Women or minorities who own businesses can benefit from a new six-week training program that covers all aspects of business from accounting basics to hiring and firing employees. Fifth-Third Bank, the Kentucky Small Business Development Center and the Lexington-Fayette Urban County Government are teaming up to offer the Lexington Minority and Women Business Training Program. Classes will be held from 9 a.m. to 12 p.m. one day a week beginning on October 15. The application deadline is Wednesday, October 1.
The agenda includes a two-part series on managing your finances; a session on strategic planning; marketing; hiring, managing and firing employees, along with federal, state and local tax requirements; and a final session on government contracting. The training program is an outgrowth of the Minority and Women Contractor Training Program conducted by the SBDC and the Lexington-Fayette Urban County Government, said Marilyn Clark, minority business enterprise liaison for the LFUCG.

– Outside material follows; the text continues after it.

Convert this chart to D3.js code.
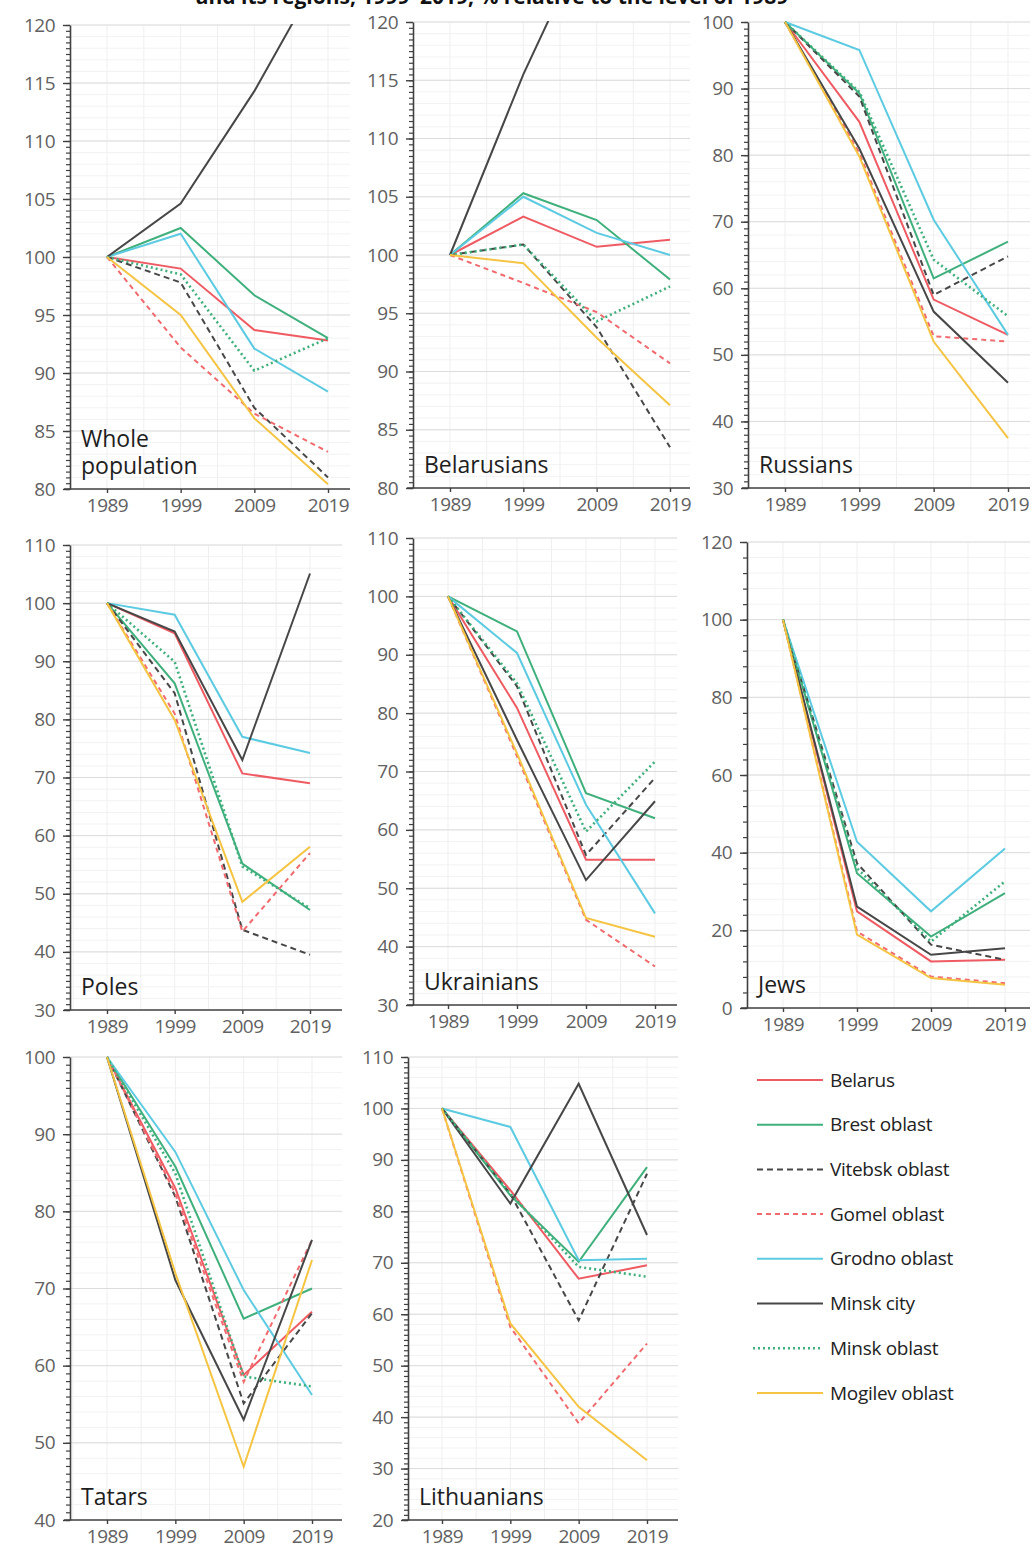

We have had such success with that program, that we developed an added training program specifically designed for all women and minority businesses.
– Marilyn Clark, LFUCG
Our Minority and Women Contractor Training Program partners have seen the benefits of our workshops. The attendees have been awarded over $5 million in contracts from our partners in the program. With that kind of success, we wanted to expand our training programs to other industries. Fifth-Third Bank graciously agreed to partner with us to help create an additional training program to help facilitate success with other minority and women-owned businesses.
– Dee Dee Harbut, KSBDC
The cost for the program is $50. a continental breakfast will be provided each morning. To qualify, participants must have a business that is 51 percent owned by women or minorities. “Sessions are taught by respected professionals,” Clark said. “Reference materials will also be provided.” Each participant who successfully completes the program will be awarded a Certificate of Completion through UK’s Small Business Development Center at a graduation luncheon.